TASK INSTRUCTIONS
Skip any picture you find and retype all the remaining lines exactly.

DATA LINES
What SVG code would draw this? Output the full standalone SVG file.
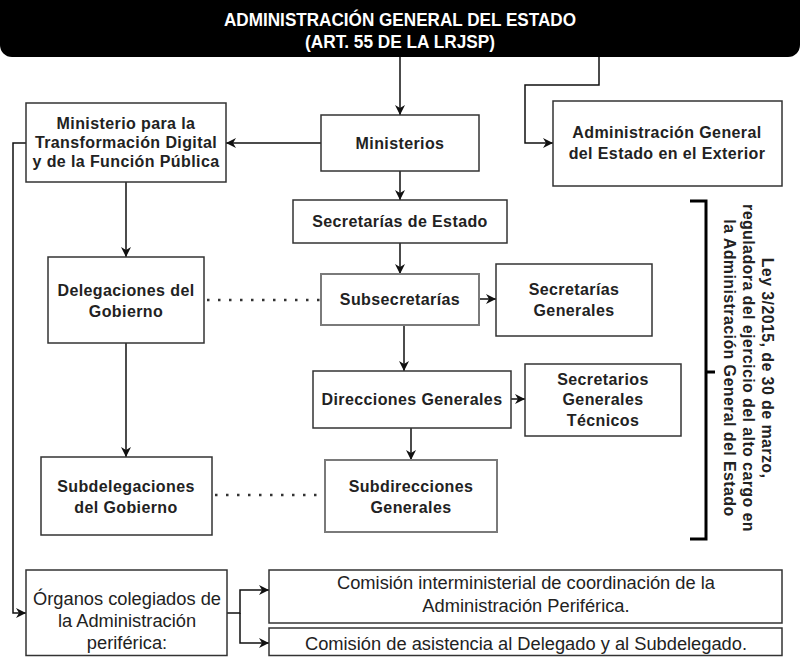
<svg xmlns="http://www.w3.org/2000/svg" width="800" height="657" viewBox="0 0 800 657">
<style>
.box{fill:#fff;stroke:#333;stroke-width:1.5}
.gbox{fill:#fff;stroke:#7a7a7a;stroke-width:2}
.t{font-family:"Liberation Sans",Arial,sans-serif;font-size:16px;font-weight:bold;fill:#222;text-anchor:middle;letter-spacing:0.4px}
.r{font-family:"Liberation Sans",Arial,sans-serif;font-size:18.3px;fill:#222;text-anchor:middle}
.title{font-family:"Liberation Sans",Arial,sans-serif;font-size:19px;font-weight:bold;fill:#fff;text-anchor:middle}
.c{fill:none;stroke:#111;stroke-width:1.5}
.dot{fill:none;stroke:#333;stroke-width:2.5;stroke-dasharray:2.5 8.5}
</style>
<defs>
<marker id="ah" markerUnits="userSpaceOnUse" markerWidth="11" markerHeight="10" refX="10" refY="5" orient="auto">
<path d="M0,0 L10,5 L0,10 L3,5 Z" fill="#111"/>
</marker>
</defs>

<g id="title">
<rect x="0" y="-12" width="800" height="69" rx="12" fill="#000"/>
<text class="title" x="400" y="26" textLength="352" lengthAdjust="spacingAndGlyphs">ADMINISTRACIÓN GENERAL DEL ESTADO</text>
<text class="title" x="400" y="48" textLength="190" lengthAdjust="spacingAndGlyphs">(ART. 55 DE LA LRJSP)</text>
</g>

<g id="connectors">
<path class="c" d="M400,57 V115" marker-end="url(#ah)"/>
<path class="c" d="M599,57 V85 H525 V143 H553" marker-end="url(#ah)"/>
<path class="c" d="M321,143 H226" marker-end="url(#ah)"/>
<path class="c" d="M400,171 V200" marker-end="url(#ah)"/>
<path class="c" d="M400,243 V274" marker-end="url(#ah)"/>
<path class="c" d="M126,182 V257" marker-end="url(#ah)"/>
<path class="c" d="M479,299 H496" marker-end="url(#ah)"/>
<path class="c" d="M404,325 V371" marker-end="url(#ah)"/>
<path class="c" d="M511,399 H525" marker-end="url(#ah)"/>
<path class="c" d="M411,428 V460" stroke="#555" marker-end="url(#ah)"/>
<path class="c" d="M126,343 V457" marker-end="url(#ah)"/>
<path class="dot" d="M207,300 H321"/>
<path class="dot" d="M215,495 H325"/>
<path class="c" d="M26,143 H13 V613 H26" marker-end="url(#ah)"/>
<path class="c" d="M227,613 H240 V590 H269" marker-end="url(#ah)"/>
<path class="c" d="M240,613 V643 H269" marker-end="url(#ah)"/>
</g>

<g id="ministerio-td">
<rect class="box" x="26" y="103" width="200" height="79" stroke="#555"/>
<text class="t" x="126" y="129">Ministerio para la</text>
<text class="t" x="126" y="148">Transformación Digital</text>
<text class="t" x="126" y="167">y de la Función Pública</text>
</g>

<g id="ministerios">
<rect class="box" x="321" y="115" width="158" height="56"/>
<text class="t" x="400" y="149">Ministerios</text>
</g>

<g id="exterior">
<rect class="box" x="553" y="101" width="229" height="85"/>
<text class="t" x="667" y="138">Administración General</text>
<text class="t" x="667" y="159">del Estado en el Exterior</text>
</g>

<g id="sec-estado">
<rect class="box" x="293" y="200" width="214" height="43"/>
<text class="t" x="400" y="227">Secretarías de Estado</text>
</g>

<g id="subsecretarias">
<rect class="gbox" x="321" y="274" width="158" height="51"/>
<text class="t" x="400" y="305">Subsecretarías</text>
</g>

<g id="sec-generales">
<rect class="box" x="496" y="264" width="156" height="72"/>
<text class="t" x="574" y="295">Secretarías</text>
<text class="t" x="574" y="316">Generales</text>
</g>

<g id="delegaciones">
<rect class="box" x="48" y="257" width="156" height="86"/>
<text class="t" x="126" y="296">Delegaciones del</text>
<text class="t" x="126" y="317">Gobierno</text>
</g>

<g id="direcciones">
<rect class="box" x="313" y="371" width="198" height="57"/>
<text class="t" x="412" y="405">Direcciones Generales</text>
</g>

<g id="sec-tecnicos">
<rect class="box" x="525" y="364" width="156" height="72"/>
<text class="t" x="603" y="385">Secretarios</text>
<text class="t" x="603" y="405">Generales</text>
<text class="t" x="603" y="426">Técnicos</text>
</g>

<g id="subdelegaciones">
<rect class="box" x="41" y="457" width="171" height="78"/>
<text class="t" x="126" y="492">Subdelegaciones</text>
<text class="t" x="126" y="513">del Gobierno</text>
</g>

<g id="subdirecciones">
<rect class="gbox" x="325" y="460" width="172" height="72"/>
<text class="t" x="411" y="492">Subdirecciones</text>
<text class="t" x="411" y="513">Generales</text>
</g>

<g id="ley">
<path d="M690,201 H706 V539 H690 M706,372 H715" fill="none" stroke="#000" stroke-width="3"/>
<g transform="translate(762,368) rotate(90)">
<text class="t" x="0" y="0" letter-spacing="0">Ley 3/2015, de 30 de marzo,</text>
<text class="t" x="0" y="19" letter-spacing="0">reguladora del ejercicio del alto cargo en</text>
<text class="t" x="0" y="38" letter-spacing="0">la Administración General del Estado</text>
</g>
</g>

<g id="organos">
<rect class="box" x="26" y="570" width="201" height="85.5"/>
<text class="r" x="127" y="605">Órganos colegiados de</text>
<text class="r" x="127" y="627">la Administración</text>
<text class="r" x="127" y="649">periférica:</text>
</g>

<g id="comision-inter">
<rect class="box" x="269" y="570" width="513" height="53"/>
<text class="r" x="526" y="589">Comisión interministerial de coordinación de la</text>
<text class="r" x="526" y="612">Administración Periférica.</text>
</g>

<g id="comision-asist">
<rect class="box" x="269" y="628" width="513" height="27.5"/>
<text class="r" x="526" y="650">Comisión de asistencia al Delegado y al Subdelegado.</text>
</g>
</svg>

EXERCISE RESULT
What SVG code would draw this? Output the full standalone SVG file.
<svg xmlns="http://www.w3.org/2000/svg" width="800" height="657" viewBox="0 0 800 657">
<style>
.box{fill:#fff;stroke:#333;stroke-width:1.5}
.gbox{fill:#fff;stroke:#7a7a7a;stroke-width:2}
.t{font-family:"Liberation Sans",Arial,sans-serif;font-size:16px;font-weight:bold;fill:#222;text-anchor:middle;letter-spacing:0.4px}
.r{font-family:"Liberation Sans",Arial,sans-serif;font-size:18.3px;fill:#222;text-anchor:middle}
.title{font-family:"Liberation Sans",Arial,sans-serif;font-size:19px;font-weight:bold;fill:#fff;text-anchor:middle}
.c{fill:none;stroke:#111;stroke-width:1.5}
.dot{fill:none;stroke:#333;stroke-width:2.5;stroke-dasharray:2.5 8.5}
</style>
<defs>
<marker id="ah" markerUnits="userSpaceOnUse" markerWidth="11" markerHeight="10" refX="10" refY="5" orient="auto">
<path d="M0,0 L10,5 L0,10 L3,5 Z" fill="#111"/>
</marker>
</defs>

<g id="title">
<rect x="0" y="-12" width="800" height="69" rx="12" fill="#000"/>
<text class="title" x="400" y="26" textLength="352" lengthAdjust="spacingAndGlyphs">ADMINISTRACIÓN GENERAL DEL ESTADO</text>
<text class="title" x="400" y="48" textLength="190" lengthAdjust="spacingAndGlyphs">(ART. 55 DE LA LRJSP)</text>
</g>

<g id="connectors">
<path class="c" d="M400,57 V115" marker-end="url(#ah)"/>
<path class="c" d="M599,57 V85 H525 V143 H553" marker-end="url(#ah)"/>
<path class="c" d="M321,143 H226" marker-end="url(#ah)"/>
<path class="c" d="M400,171 V200" marker-end="url(#ah)"/>
<path class="c" d="M400,243 V274" marker-end="url(#ah)"/>
<path class="c" d="M126,182 V257" marker-end="url(#ah)"/>
<path class="c" d="M479,299 H496" marker-end="url(#ah)"/>
<path class="c" d="M404,325 V371" marker-end="url(#ah)"/>
<path class="c" d="M511,399 H525" marker-end="url(#ah)"/>
<path class="c" d="M411,428 V460" stroke="#555" marker-end="url(#ah)"/>
<path class="c" d="M126,343 V457" marker-end="url(#ah)"/>
<path class="dot" d="M207,300 H321"/>
<path class="dot" d="M215,495 H325"/>
<path class="c" d="M26,143 H13 V613 H26" marker-end="url(#ah)"/>
<path class="c" d="M227,613 H240 V590 H269" marker-end="url(#ah)"/>
<path class="c" d="M240,613 V643 H269" marker-end="url(#ah)"/>
</g>

<g id="ministerio-td">
<rect class="box" x="26" y="103" width="200" height="79" stroke="#555"/>
<text class="t" x="126" y="129">Ministerio para la</text>
<text class="t" x="126" y="148">Transformación Digital</text>
<text class="t" x="126" y="167">y de la Función Pública</text>
</g>

<g id="ministerios">
<rect class="box" x="321" y="115" width="158" height="56"/>
<text class="t" x="400" y="149">Ministerios</text>
</g>

<g id="exterior">
<rect class="box" x="553" y="101" width="229" height="85"/>
<text class="t" x="667" y="138">Administración General</text>
<text class="t" x="667" y="159">del Estado en el Exterior</text>
</g>

<g id="sec-estado">
<rect class="box" x="293" y="200" width="214" height="43"/>
<text class="t" x="400" y="227">Secretarías de Estado</text>
</g>

<g id="subsecretarias">
<rect class="gbox" x="321" y="274" width="158" height="51"/>
<text class="t" x="400" y="305">Subsecretarías</text>
</g>

<g id="sec-generales">
<rect class="box" x="496" y="264" width="156" height="72"/>
<text class="t" x="574" y="295">Secretarías</text>
<text class="t" x="574" y="316">Generales</text>
</g>

<g id="delegaciones">
<rect class="box" x="48" y="257" width="156" height="86"/>
<text class="t" x="126" y="296">Delegaciones del</text>
<text class="t" x="126" y="317">Gobierno</text>
</g>

<g id="direcciones">
<rect class="box" x="313" y="371" width="198" height="57"/>
<text class="t" x="412" y="405">Direcciones Generales</text>
</g>

<g id="sec-tecnicos">
<rect class="box" x="525" y="364" width="156" height="72"/>
<text class="t" x="603" y="385">Secretarios</text>
<text class="t" x="603" y="405">Generales</text>
<text class="t" x="603" y="426">Técnicos</text>
</g>

<g id="subdelegaciones">
<rect class="box" x="41" y="457" width="171" height="78"/>
<text class="t" x="126" y="492">Subdelegaciones</text>
<text class="t" x="126" y="513">del Gobierno</text>
</g>

<g id="subdirecciones">
<rect class="gbox" x="325" y="460" width="172" height="72"/>
<text class="t" x="411" y="492">Subdirecciones</text>
<text class="t" x="411" y="513">Generales</text>
</g>

<g id="ley">
<path d="M690,201 H706 V539 H690 M706,372 H715" fill="none" stroke="#000" stroke-width="3"/>
<g transform="translate(762,368) rotate(90)">
<text class="t" x="0" y="0" letter-spacing="0">Ley 3/2015, de 30 de marzo,</text>
<text class="t" x="0" y="19" letter-spacing="0">reguladora del ejercicio del alto cargo en</text>
<text class="t" x="0" y="38" letter-spacing="0">la Administración General del Estado</text>
</g>
</g>

<g id="organos">
<rect class="box" x="26" y="570" width="201" height="85.5"/>
<text class="r" x="127" y="605">Órganos colegiados de</text>
<text class="r" x="127" y="627">la Administración</text>
<text class="r" x="127" y="649">periférica:</text>
</g>

<g id="comision-inter">
<rect class="box" x="269" y="570" width="513" height="53"/>
<text class="r" x="526" y="589">Comisión interministerial de coordinación de la</text>
<text class="r" x="526" y="612">Administración Periférica.</text>
</g>

<g id="comision-asist">
<rect class="box" x="269" y="628" width="513" height="27.5"/>
<text class="r" x="526" y="650">Comisión de asistencia al Delegado y al Subdelegado.</text>
</g>
</svg>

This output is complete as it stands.